Contemporary Challenges

What does this mean for the conservative-libertarian debate today? My interlocutor, Jeff Polet, makes many good points in his essay. We agree that left-Progressive dominance of key political, cultural, and commercial institutions threatens ordered liberty. We also agree that a richer value system than libertarianism alone is necessary to preserve a free society. Mr. Polet looks for a “new kind of fusionism,” one that retains the “fundamental impulse of the libertarian to resist all coercion” while remaining faithful to the permanent things.

However, I think Mr. Polet sometimes misses the mark. He is too quick to assert a positive role for government on communitarian grounds. Contrary to popular perception, the politics of liberty does not imply social individualism. Many libertarian-conservatives recognize the importance of community and intermediary institutions, not only because of their instrumental value in constraining state power, but also because of their formative character. But we must not view government this way, especially given the current cultural landscape. Remember: There has been no greater malign innovator and destroyer of community than the state. A self-governing republic certainly “has an interest in the formation of good citizens.” That is why our coercive institutions should focus on protecting rights, so we can build and engage in authentic community from the ground-up. 

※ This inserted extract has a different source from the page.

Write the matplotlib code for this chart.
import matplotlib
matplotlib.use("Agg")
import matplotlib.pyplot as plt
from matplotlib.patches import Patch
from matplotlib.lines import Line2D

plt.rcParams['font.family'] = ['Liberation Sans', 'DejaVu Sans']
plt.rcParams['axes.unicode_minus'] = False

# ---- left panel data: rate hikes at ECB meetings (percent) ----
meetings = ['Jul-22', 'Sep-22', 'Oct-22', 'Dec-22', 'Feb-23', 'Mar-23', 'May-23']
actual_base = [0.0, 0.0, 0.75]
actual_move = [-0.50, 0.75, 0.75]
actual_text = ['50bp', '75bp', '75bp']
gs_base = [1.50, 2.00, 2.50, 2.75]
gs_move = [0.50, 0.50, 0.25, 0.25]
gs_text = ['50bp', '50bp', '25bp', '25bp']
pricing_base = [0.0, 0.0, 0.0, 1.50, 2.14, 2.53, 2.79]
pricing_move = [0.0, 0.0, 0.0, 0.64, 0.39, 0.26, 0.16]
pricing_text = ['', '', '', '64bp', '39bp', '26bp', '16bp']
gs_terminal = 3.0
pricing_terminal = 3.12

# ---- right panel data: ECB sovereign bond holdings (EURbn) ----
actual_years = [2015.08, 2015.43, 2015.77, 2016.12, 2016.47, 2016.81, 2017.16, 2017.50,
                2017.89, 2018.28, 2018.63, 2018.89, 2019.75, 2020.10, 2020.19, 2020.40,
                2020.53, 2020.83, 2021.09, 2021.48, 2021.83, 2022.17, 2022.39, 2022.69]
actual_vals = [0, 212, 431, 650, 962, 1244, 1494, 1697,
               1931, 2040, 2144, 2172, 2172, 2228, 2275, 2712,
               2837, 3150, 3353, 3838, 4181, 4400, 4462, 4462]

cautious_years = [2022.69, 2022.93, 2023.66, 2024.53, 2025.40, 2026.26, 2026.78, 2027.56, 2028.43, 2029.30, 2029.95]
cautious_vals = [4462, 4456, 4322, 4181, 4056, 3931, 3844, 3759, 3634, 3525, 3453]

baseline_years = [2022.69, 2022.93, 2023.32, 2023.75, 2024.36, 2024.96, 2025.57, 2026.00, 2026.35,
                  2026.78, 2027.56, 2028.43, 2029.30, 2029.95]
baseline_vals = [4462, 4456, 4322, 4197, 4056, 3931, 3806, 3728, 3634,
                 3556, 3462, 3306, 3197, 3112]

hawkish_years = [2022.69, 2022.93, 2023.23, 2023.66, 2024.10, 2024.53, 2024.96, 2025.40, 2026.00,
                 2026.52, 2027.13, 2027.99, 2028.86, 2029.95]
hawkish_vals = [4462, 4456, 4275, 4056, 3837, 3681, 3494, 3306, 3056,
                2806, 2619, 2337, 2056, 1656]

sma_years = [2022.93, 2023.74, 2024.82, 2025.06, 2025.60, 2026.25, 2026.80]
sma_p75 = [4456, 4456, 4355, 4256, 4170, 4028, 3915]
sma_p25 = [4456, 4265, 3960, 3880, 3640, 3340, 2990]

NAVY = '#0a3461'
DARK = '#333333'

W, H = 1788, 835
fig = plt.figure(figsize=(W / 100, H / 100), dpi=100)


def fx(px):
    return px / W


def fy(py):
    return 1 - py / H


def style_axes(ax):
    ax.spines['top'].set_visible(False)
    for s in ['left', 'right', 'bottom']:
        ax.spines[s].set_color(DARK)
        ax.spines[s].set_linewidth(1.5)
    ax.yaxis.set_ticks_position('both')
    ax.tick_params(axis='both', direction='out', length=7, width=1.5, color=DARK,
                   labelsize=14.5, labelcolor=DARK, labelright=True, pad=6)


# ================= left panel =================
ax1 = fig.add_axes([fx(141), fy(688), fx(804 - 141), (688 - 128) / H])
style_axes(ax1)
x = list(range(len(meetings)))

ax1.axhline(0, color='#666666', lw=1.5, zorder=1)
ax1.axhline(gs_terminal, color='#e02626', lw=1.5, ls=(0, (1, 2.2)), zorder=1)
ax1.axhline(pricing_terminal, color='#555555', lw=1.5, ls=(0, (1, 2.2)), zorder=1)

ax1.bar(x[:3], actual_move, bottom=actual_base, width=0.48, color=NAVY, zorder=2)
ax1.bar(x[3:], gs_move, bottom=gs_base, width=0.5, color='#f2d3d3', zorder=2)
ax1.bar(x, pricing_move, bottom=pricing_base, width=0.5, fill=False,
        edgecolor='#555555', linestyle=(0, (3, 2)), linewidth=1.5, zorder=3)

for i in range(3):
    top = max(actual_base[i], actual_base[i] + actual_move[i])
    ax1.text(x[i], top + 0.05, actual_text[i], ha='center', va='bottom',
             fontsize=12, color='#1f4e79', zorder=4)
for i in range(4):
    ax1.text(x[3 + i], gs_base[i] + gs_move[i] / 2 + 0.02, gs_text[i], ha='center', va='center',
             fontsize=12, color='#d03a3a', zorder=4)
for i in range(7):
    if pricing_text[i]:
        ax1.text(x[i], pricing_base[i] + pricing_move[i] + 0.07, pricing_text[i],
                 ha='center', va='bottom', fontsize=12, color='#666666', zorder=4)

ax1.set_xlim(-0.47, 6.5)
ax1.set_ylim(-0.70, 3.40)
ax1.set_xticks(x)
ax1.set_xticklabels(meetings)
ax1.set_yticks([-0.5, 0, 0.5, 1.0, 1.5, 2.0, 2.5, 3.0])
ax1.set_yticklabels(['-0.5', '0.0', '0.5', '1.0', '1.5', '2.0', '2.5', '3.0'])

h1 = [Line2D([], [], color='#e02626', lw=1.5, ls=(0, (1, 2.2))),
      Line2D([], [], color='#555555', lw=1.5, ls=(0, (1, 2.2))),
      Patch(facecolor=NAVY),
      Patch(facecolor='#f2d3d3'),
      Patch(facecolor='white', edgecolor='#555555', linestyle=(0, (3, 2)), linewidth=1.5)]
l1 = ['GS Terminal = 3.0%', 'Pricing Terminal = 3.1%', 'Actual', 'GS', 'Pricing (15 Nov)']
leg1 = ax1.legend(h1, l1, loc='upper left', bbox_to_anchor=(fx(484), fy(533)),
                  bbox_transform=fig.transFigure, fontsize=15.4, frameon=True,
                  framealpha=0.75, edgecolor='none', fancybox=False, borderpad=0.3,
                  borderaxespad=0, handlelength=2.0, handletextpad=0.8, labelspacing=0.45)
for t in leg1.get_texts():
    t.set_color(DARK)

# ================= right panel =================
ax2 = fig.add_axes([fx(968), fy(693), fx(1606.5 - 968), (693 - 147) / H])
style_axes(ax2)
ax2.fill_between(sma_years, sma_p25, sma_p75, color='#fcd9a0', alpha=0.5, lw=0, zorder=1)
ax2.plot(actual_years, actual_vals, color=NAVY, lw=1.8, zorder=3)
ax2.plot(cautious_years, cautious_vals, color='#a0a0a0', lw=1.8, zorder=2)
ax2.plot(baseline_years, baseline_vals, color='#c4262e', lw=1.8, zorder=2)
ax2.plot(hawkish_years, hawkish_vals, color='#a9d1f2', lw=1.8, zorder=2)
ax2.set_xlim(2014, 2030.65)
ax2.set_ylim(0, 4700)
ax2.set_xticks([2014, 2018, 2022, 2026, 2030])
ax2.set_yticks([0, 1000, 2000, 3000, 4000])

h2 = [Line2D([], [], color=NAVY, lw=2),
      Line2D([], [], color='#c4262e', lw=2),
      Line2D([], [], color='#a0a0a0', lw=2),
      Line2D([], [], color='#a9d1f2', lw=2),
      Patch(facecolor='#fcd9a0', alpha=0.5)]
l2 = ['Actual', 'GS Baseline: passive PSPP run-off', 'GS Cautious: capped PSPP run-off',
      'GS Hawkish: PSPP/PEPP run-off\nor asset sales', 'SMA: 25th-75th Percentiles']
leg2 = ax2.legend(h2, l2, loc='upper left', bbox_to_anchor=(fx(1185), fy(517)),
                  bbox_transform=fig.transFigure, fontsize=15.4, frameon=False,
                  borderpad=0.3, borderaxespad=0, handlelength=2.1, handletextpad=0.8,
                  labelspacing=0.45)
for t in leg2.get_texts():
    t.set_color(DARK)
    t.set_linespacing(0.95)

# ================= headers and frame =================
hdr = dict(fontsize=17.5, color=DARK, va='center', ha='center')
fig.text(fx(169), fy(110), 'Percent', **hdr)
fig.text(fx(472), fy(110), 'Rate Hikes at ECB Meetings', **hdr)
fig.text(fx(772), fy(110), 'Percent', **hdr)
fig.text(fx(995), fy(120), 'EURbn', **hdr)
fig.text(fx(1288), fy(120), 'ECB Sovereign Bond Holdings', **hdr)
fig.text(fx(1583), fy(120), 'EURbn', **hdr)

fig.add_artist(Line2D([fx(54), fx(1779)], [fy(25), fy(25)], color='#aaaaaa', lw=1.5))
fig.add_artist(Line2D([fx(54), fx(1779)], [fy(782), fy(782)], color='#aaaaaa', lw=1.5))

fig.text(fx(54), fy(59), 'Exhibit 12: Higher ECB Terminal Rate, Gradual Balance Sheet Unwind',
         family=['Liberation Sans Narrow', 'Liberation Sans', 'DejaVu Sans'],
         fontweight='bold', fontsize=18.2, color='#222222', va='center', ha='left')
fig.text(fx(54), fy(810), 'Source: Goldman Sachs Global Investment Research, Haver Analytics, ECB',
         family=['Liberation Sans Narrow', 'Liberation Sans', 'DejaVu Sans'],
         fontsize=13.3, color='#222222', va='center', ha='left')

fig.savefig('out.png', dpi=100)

The best part of Mr. Polet’s essay is his nuanced perspective on virtue formation. By my count, he devotes half of the article to exploring the fundamentals of virtue, describing how it is inculcated, and relating its importance for our constitutional system. But given how complex and intricate this process is, why on earth would we expect Washington, DC to foster it? Indeed, Mr. Polet’s emphasis on the role of government sits in tension with his opening recognition of left-Progressive institutional dominance. These are the people who would be wielding state power to shape the character of our children. There is no avoiding the tragic reality that when we empower the government to enforce virtue, we build for the enemy the weapons he will use against us. We demand the state to protect us from impiety and are shocked when, in our name, it condemns Socrates to death.

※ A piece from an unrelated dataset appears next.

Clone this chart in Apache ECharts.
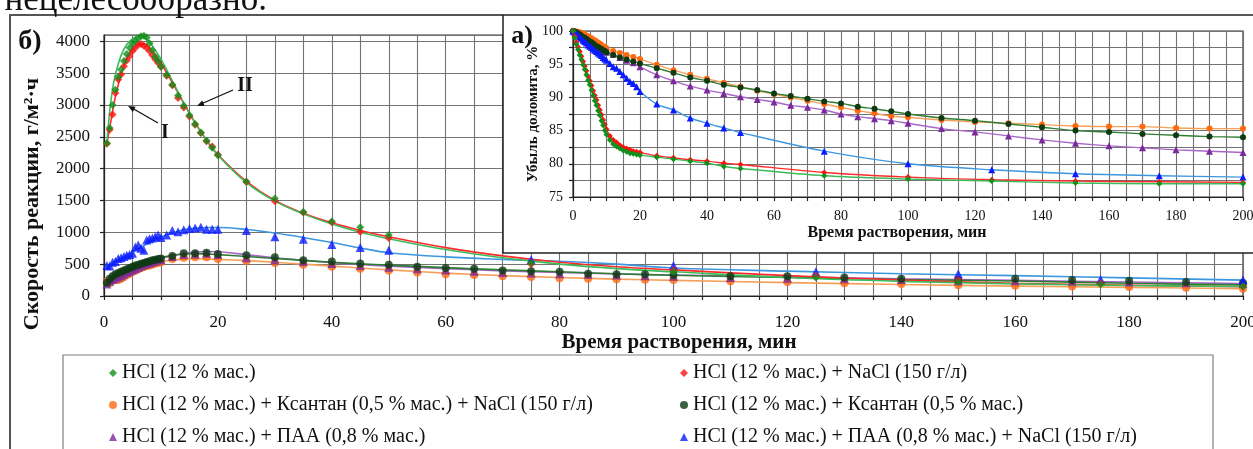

Mr. Polet would no doubt reply that wishing cannot change the basic social fact that the law is a teacher. Perhaps so. But then it is even more curious that his learned essay does not address the institutional compromises embedded in the American system. Although he occasionally refers to the maintenance of constitutional norms, he should have discussed federalism much more extensively. Fusionism already recognizes that citizens demand a substantive vision of the good in public life. That is why most governing should occur at the most local level possible. If my town or state governments becomes hostile to the true, the good, and the beautiful, I have many options. If my national government becomes hostile, I have few.

Conclusion

On reading Carey’s volume, Mr. Polet was “impressed with how much overlap there is between the libertarian and conservative positions.” I believe this is correct, provided both positions are self-consciously embedded in the American constitutional tradition. But this brings us back to old-school fusionism, with its liberty-first approach to politics. In this tradition, “respect for the individual person” necessarily implies the right to do (some) wrongs. We do need rules for “weighing carefully the harm caused by restricting the right to choose against that caused by allowing people to choose badly.” We do not need, nor should we want, those rules enforced at gunpoint.

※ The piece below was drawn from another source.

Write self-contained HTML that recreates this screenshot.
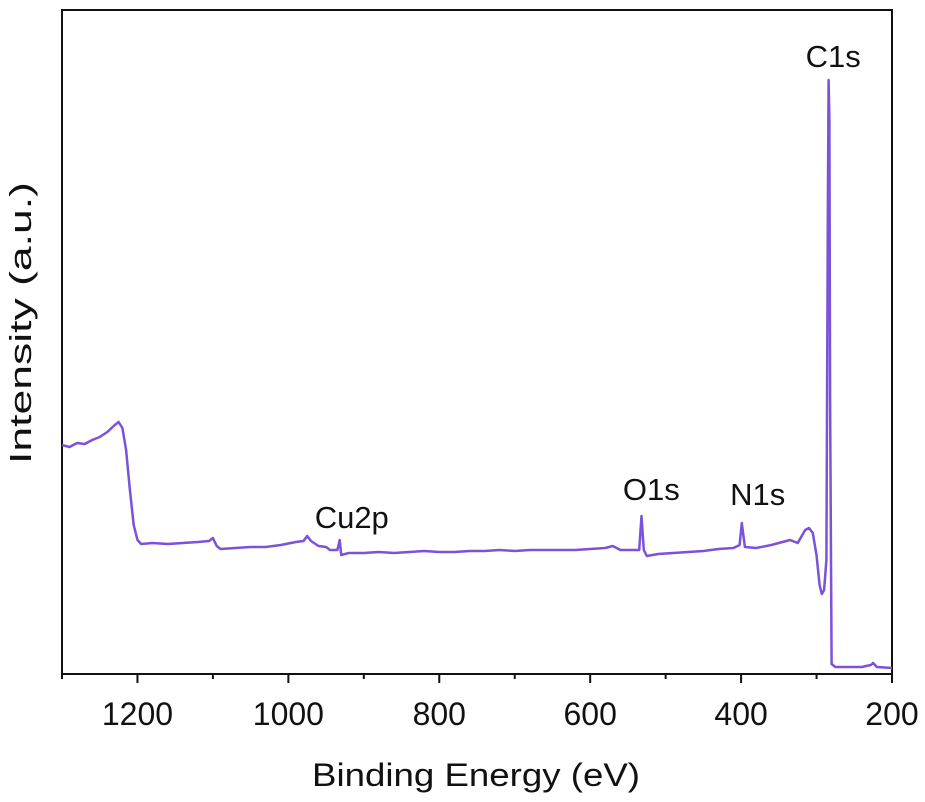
<!DOCTYPE html>
<html><head><meta charset="utf-8"><style>
html,body{margin:0;padding:0;background:#fff;}
svg text{font-family:"Liberation Sans",sans-serif;fill:#111;}
</style></head><body>
<svg id="chart" width="925" height="797" viewBox="0 0 925 797" xmlns="http://www.w3.org/2000/svg">
<g id="axes"></g>
<g id="series"></g>
<g id="labels"></g>
</svg>
<script>
const energies=[1300,1290,1280,1270,1260,1250,1240,1230,1225,1220,1215,1210,1205,1200,1195,1180,1160,1140,1120,1105,1100,1095,1090,1070,1050,1030,1010,990,980,975,970,960,950,945,935,932,930,920,900,880,860,840,820,800,780,760,740,720,700,680,660,640,620,600,580,570,560,545,535,532,529,525,510,490,470,450,430,410,402,399,395,380,360,345,335,325,315,310,305,300,296,293,290,287,285,284,283,282,280,275,260,240,228,225,220,200];
const intensities=[229,227,231,230,234,237,242,249,252,246,224,184,149,134,130,131,130,131,132,133,136,128,125,126,127,127,129,132,133,138,133,128,127,124,124,134,119,121,121,122,121,122,123,122,122,123,123,124,123,124,124,124,124,125,126,128,124,124,124,158,124,118,120,121,122,123,125,126,129,151,127,126,129,132,134,131,144,146,141,119,89,80,84,114,474,594,554,274,10,7,7,7,9,11,7,6];
const xTicks=[1200,1000,800,600,400,200];
const xMinorTicks=[1300,1100,900,700,500,300];
const peakNames=["C1s","N1s","O1s","Cu2p"];
const peakEnergies=[278,378,519,916];
const peakIntensities=[607,169,174,146];

const L=62,R=892,T=10,B=674;
const xMin=1300,xMax=200,yMin=0,yMax=664;
const xs=e=>L+(xMin-e)/(xMin-xMax)*(R-L);
const ys=v=>B-(v-yMin)/(yMax-yMin)*(B-T);
const NS="http://www.w3.org/2000/svg";
function mk(tag,parent){const el=document.createElementNS(NS,tag);document.getElementById(parent).appendChild(el);return el;}

const frame=mk('rect','axes');


frame.setAttribute('x',L);frame.setAttribute('y',T);frame.setAttribute('width',R-L);frame.setAttribute('height',B-T);
frame.setAttribute('fill','none');frame.setAttribute('stroke','#111');frame.setAttribute('stroke-width','2');

xTicks.forEach(t=>{
  const ln=mk('line','axes');
  
  
  ln.setAttribute('x1',xs(t));ln.setAttribute('x2',xs(t));ln.setAttribute('y1',B);ln.setAttribute('y2',B+9);
  ln.setAttribute('stroke','#111');ln.setAttribute('stroke-width','2');
  const tx=mk('text','axes');
  
  
  tx.setAttribute('x',xs(t));tx.setAttribute('y',725);tx.setAttribute('text-anchor','middle');tx.setAttribute('font-size','32');
  tx.textContent=t;
});
xMinorTicks.forEach(t=>{
  const ln=mk('line','axes');
  
  
  ln.setAttribute('x1',xs(t));ln.setAttribute('x2',xs(t));ln.setAttribute('y1',B);ln.setAttribute('y2',B+5);
  ln.setAttribute('stroke','#111');ln.setAttribute('stroke-width','2');
});

const xt=mk('text','axes');


xt.setAttribute('x',476);xt.setAttribute('y',786);xt.setAttribute('text-anchor','middle');xt.setAttribute('font-size','32');
xt.setAttribute('textLength','328');xt.setAttribute('lengthAdjust','spacingAndGlyphs');
xt.textContent='Binding Energy (eV)';
const yt=mk('text','axes');


yt.setAttribute('transform','translate(31,323) rotate(-90)');yt.setAttribute('text-anchor','middle');yt.setAttribute('font-size','31');
yt.setAttribute('textLength','282');yt.setAttribute('lengthAdjust','spacingAndGlyphs');
yt.textContent='Intensity (a.u.)';

const path=mk('path','series');


path.setAttribute('d',energies.map((e,i)=>(i?'L':'M')+xs(e).toFixed(1)+' '+ys(intensities[i]).toFixed(1)).join(' '));
path.setAttribute('fill','none');path.setAttribute('stroke','#7b52d8');path.setAttribute('stroke-width','2.5');path.setAttribute('stroke-linejoin','round');

peakNames.forEach((n,i)=>{
  const tx=mk('text','labels');
  
  
  tx.setAttribute('x',xs(peakEnergies[i]));tx.setAttribute('y',ys(peakIntensities[i]));
  tx.setAttribute('text-anchor','middle');tx.setAttribute('font-size','31');
  tx.textContent=n;
});
</script>
</body></html>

We end, as is proper, with a bedrock principle: the inviolable dignity of the human person. My choice of “person” instead of “individual” is deliberate. Personhood is relational. “I” and “thou” are reciprocally endowed with meaning and structured by the communities that shape us. But what kinds of communities help us live according to the ordo amoris? Political liberty gives us the freedom to do as we ought, and communal virtue habituates us to the good. Fusionism remains indispensable for liberty under law in America. We must not give up on it.